Jeden z czytelników popisał się kreatywnością i podsyłał linki do tak zwanych memów internetowych, które z miejsca stały się sławne. Przynajmniej lokalnie, ale to zawsze coś. Czy były to obraźliwe obrazki? Myślę, że warto spytać o to głównego bohatera, nie mniej, jeśli ów czytelnik był autorem tychże memów, to z mojej strony ogromne brawa za kreatywność. Być może, drogi Panie, uzdrowiłeś kilka osób, bo przecież śmiech to zdrowie…
***
O! Wiem! Powrócił temat basenu. Znaczy, powrócił, bo gorąco, a ludzie chcieliby się pomoczyć gdzieś, gdzie nie jest daleko. Powrócił również dlatego, że grupa nastolatków zbierała (zbiera nadal?) podpisy poparcia za budową basenu w Łęczycy.
Żeby nie było, że wiecznie marudzę…. Fajnie, że ktoś ma siłę, moc i energię do zbierania podpisów. Fajnie, że miasto wyciągnęło pomocną dłoń i dało identyfikatory itp. żeby młodzież, która zbiera podpisy, wzbudzała wiarygodność i ogólnie fajnie, że ktoś z taką inicjatywą wyszedł. Moim zdaniem każda (ok, przynajmniej większość) inicjatywa obywatelska jest fajna. Tym bardziej, że rzeczywiście tego basenu nie ma w Łęczycy.

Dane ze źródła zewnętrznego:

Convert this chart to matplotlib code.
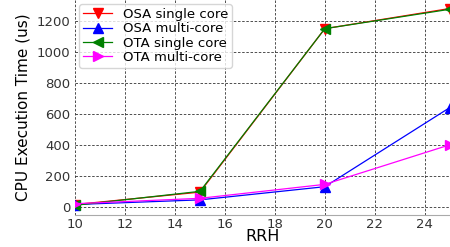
import matplotlib
matplotlib.use("Agg")
import matplotlib.pyplot as plt

rrh = [10, 15, 20, 25]
osa_single = [15, 95, 1150, 1280]
osa_multi = [15, 45, 130, 640]
ota_single = [10, 100, 1150, 1275]
ota_multi = [20, 55, 145, 400]

fig = plt.figure(figsize=(4.5, 2.47), dpi=100)
ax = fig.add_axes([0.167, 0.13, 0.835, 0.87])

ax.plot(rrh, osa_single, color="red", marker="v", markersize=7, linewidth=0.9, label="OSA single core")
ax.plot(rrh, osa_multi, color="blue", marker="^", markersize=7, linewidth=0.9, label="OSA multi-core")
ax.plot(rrh, ota_single, color="green", marker="<", markersize=7, linewidth=0.9, label="OTA single core")
ax.plot(rrh, ota_multi, color="magenta", marker=">", markersize=7, linewidth=0.9, label="OTA multi-core")

ax.set_xlim(10, 25.05)
ax.set_ylim(-52, 1335)
ax.set_xticks([10, 12, 14, 16, 18, 20, 22, 24])
ax.set_yticks([0, 200, 400, 600, 800, 1000, 1200])
ax.tick_params(labelsize=9.5, colors="#333333", length=0)
ax.tick_params(axis="x", pad=2)
ax.grid(True, color="#333333", linestyle=(0, (3, 2)), linewidth=0.6)
for side in ["top", "right", "left"]:
    ax.spines[side].set_visible(False)
ax.spines["bottom"].set_color("#aaaaaa")

ax.set_xlabel("RRH", fontsize=11.5, labelpad=-1)
ax.set_ylabel("CPU Execution Time (us)", fontsize=11)
ax.legend(loc="upper left", fontsize=9.5, handlelength=2.2, borderaxespad=0.3,
          labelspacing=0.1, borderpad=0.3)

fig.savefig("out.png", dpi=100)
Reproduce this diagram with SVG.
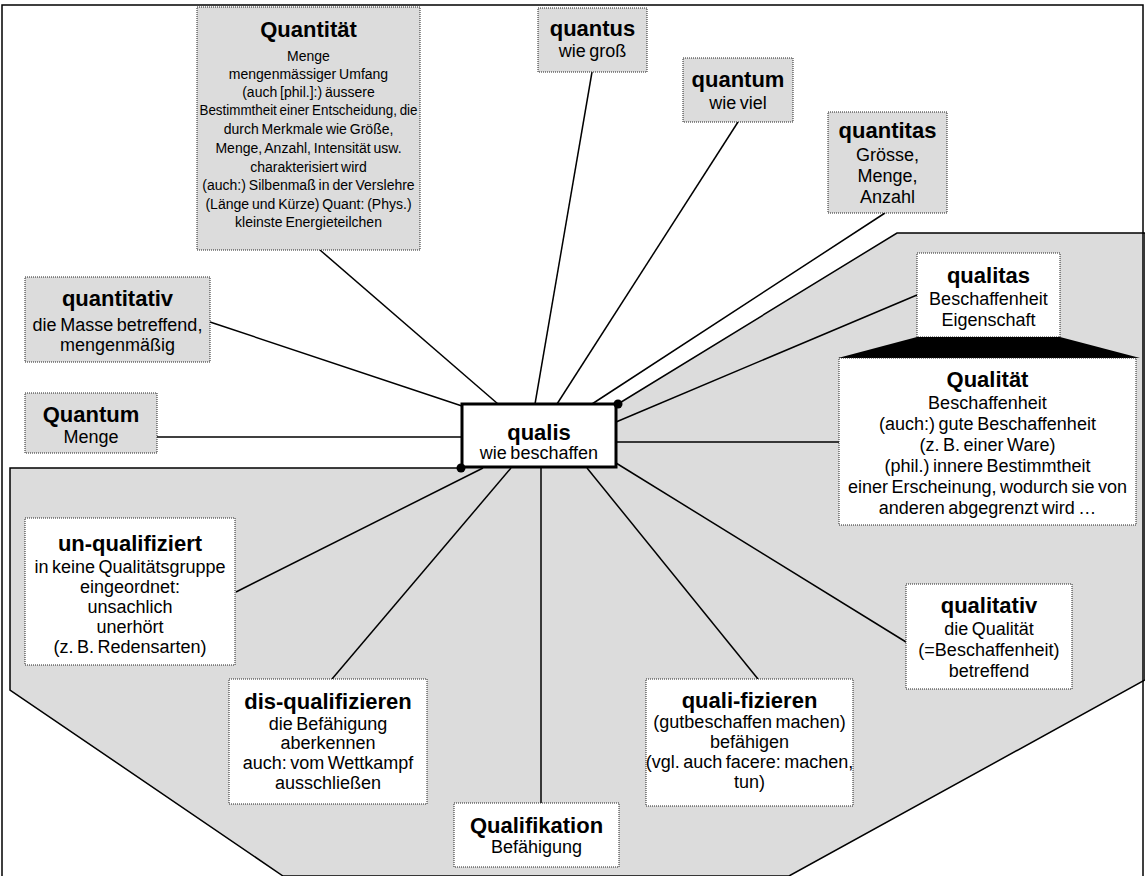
<svg xmlns="http://www.w3.org/2000/svg" width="1145" height="876" viewBox="0 0 1145 876">
  <style>
    .bx { stroke: #222; stroke-width: 1; stroke-dasharray: 1 1; }
    .qn { fill: #dcdcdc; }
    .ql { fill: #ffffff; }
    .ti { font-family: "Liberation Sans", Arial, sans-serif; font-weight: bold; font-size: 22px; text-anchor: middle; fill: #000; }
    .tx { font-family: "Liberation Sans", Arial, sans-serif; font-size: 18px; text-anchor: middle; fill: #000; word-spacing: -1.5px; }
    .sm { font-size: 14px; word-spacing: -1px; }
    .cn line { stroke: #000; stroke-width: 1.5; }
  </style>

  <rect x="0" y="0" width="1145" height="876" fill="#ffffff"/>

  <!-- shaded field of the quality terms -->
  <polygon points="10,468 461,468 618,404 897,233 1145,233 1145,680 789,876 283,876 10,690" fill="#dcdcdc" stroke="#000" stroke-width="1.5"/>

  <!-- outer frame -->
  <rect x="2" y="5" width="1141" height="875" fill="none" stroke="#000" stroke-width="1.5"/>

  <!-- connectors from the central term -->
  <g class="cn" id="connectors">
    <line x1="498" y1="404" x2="320" y2="250"/>
    <line x1="535" y1="404" x2="592" y2="72"/>
    <line x1="557" y1="404" x2="738" y2="122"/>
    <line x1="592" y1="404" x2="885" y2="213"/>
    <line x1="462" y1="406" x2="210" y2="322"/>
    <line x1="462" y1="437" x2="157" y2="437"/>
    <line x1="616" y1="422" x2="917" y2="295"/>
    <line x1="616" y1="442" x2="839" y2="442"/>
    <line x1="616" y1="463" x2="906" y2="642"/>
    <line x1="587" y1="468" x2="758" y2="679"/>
    <line x1="541" y1="468" x2="541" y2="803"/>
    <line x1="511" y1="468" x2="332" y2="679"/>
    <line x1="483" y1="468" x2="236" y2="592"/>
  </g>

  <g id="quantitaet">
    <rect class="bx qn" x="197" y="7" width="223" height="243"/>
    <text class="ti" x="308.5" y="37" font-size="20">Quantität</text>
    <text class="tx sm" x="308.5" y="61">Menge</text>
    <text class="tx sm" x="308.5" y="79">mengenmässiger Umfang</text>
    <text class="tx sm" x="308.5" y="97">(auch [phil.]:) äussere</text>
    <text class="tx sm" x="308.5" y="115" textLength="218" lengthAdjust="spacingAndGlyphs">Bestimmtheit einer Entscheidung, die</text>
    <text class="tx sm" x="308.5" y="134">durch Merkmale wie Größe,</text>
    <text class="tx sm" x="308.5" y="153">Menge, Anzahl, Intensität usw.</text>
    <text class="tx sm" x="308.5" y="172">charakterisiert wird</text>
    <text class="tx sm" x="308.5" y="190">(auch:) Silbenmaß in der Verslehre</text>
    <text class="tx sm" x="308.5" y="209">(Länge und Kürze) Quant: (Phys.)</text>
    <text class="tx sm" x="308.5" y="227">kleinste Energieteilchen</text>
  </g>

  <g id="quantus">
    <rect class="bx qn" x="538" y="8" width="109" height="64"/>
    <text class="ti" x="592.5" y="36">quantus</text>
    <text class="tx" x="592.5" y="57" font-size="16">wie groß</text>
  </g>

  <g id="quantum">
    <rect class="bx qn" x="683" y="58" width="110" height="64"/>
    <text class="ti" x="738" y="87">quantum</text>
    <text class="tx" x="738" y="109" font-size="16">wie viel</text>
  </g>

  <g id="quantitas">
    <rect class="bx qn" x="828" y="112" width="119" height="101"/>
    <text class="ti" x="887.5" y="138">quantitas</text>
    <text class="tx" x="887.5" y="161">Grösse,</text>
    <text class="tx" x="887.5" y="182">Menge,</text>
    <text class="tx" x="887.5" y="203">Anzahl</text>
  </g>

  <g id="quantitativ">
    <rect class="bx qn" x="25" y="277" width="185" height="85"/>
    <text class="ti" x="117.5" y="306">quantitativ</text>
    <text class="tx" x="117.5" y="331">die Masse betreffend,</text>
    <text class="tx" x="117.5" y="351">mengenmäßig</text>
  </g>

  <g id="quantum-menge">
    <rect class="bx qn" x="25" y="393" width="132" height="60"/>
    <text class="ti" x="91" y="422">Quantum</text>
    <text class="tx" x="91" y="443">Menge</text>
  </g>

  <g id="qualis">
    <rect x="462" y="404" width="154" height="63" fill="#fff" stroke="#000" stroke-width="3"/>
    <text class="ti" x="539" y="440">qualis</text>
    <text class="tx" x="539" y="459" font-size="17.5">wie beschaffen</text>
    <circle cx="618" cy="404" r="4.5" fill="#000"/>
    <circle cx="461" cy="468" r="4.5" fill="#000"/>
  </g>

  <g id="qualitas">
    <rect class="bx ql" x="917" y="253" width="143" height="84"/>
    <text class="ti" x="988.5" y="283">qualitas</text>
    <text class="tx" x="988.5" y="305">Beschaffenheit</text>
    <text class="tx" x="988.5" y="326">Eigenschaft</text>
  </g>

  <!-- widening band between the Latin term and its German derivative -->
  <polygon points="917,337 1060,337 1140,358 838,358" fill="#000"/>

  <g id="qualitaet">
    <rect class="bx ql" x="839" y="358" width="297" height="167"/>
    <text class="ti" x="987.5" y="387">Qualität</text>
    <text class="tx" x="987.5" y="409">Beschaffenheit</text>
    <text class="tx" x="987.5" y="430">(auch:) gute Beschaffenheit</text>
    <text class="tx" x="987.5" y="451">(z. B. einer Ware)</text>
    <text class="tx" x="987.5" y="472">(phil.) innere Bestimmtheit</text>
    <text class="tx" x="987.5" y="493">einer Erscheinung, wodurch sie von</text>
    <text class="tx" x="987.5" y="514">anderen abgegrenzt wird …</text>
  </g>

  <g id="un-qualifiziert">
    <rect class="bx ql" x="25" y="518" width="210" height="147"/>
    <text class="ti" x="130" y="551">un-qualifiziert</text>
    <text class="tx" x="130" y="573">in keine Qualitätsgruppe</text>
    <text class="tx" x="130" y="593">eingeordnet:</text>
    <text class="tx" x="130" y="613">unsachlich</text>
    <text class="tx" x="130" y="633">unerhört</text>
    <text class="tx" x="130" y="653">(z. B. Redensarten)</text>
  </g>

  <g id="dis-qualifizieren">
    <rect class="bx ql" x="229" y="679" width="198" height="125"/>
    <text class="ti" x="328" y="709">dis-qualifizieren</text>
    <text class="tx" x="328" y="730">die Befähigung</text>
    <text class="tx" x="328" y="749">aberkennen</text>
    <text class="tx" x="328" y="769">auch: vom Wettkampf</text>
    <text class="tx" x="328" y="789">ausschließen</text>
  </g>

  <g id="qualifikation">
    <rect class="bx ql" x="454" y="803" width="165" height="64"/>
    <text class="ti" x="536.5" y="833">Qualifikation</text>
    <text class="tx" x="536.5" y="853">Befähigung</text>
  </g>

  <g id="quali-fizieren">
    <rect class="bx ql" x="646" y="679" width="207" height="127"/>
    <text class="ti" x="749.5" y="708">quali-fizieren</text>
    <text class="tx" x="749.5" y="728">(gutbeschaffen machen)</text>
    <text class="tx" x="749.5" y="748">befähigen</text>
    <text class="tx" x="749.5" y="768">(vgl. auch facere: machen,</text>
    <text class="tx" x="749.5" y="788">tun)</text>
  </g>

  <g id="qualitativ">
    <rect class="bx ql" x="906" y="584" width="166" height="105"/>
    <text class="ti" x="989" y="613">qualitativ</text>
    <text class="tx" x="989" y="635">die Qualität</text>
    <text class="tx" x="989" y="656">(=Beschaffenheit)</text>
    <text class="tx" x="989" y="677">betreffend</text>
  </g>
</svg>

Niemniej, nie jestem aż takim hurraoptymistą, aby ten basen budować. A przynajmniej nie jestem takim hurraoptymistą, żeby budowa basenu była priorytetem dla Łęczycy w ciągu najbliższych lat. Ogólnie cała ta „chęć” wśród części mieszkańców kojarzy mi się z chęciami, jakie czasem wszyscy mamy. Na zasadzie:
- Kup mi coś słodkiego
- Dobrze. Co?
- Nie wiem… coś słodkiego
Przyznajcie. Nie macie czasem tak? A potem, gdy goniec wróci ze zdobyczą i pokaże swoje towary, okazuje się, że akurat to, co zdobył, nie jest Śwętym Graalem słodkości o jakim marzyliśmy.
Obawiam się, że może być podobna sytuacja z basenem. Wszyscy chcemy basenu, ale nie wiemy jakiego. Po prostu, żeby był. Potem, za x lat, kiedy w końcu będziemy go mieli, okaże się, że… hm… w Kutnie i w Uniejowie mają lepszy. Może tak być, ale nie musi oczywiście.
Inna sprawa, gdyby to prywatny inwestor chciał stawiać. Jego research, jego pieniądze. Jego problem, w przypadku, gdy basen nie będzie dochodowy.
Radny Stańczyk na sesji rady powiatu w jednej ze swoich propozycji, rzucił, aby starostwo przejęło więzienie, które jest na sprzedaż, a którego nikt nie chce kupić. Okazało się, że przepisy nie są tak fajne jak byśmy chcieli i trzeba się nagimnastykować, żeby zrobić z tym więzieniem coś pożytecznego.
Moja propozycja jest taka. Poczarujmy trochę wojewodę, przejmijmy to w akcie darowizny, znowu poczarujmy trochę wojewodę. Poczarujmy też ze środkami zewnętrznymi i postawmy basen. Przyznajcie, kto by nie chciał z wieżyczki zjechać do wody?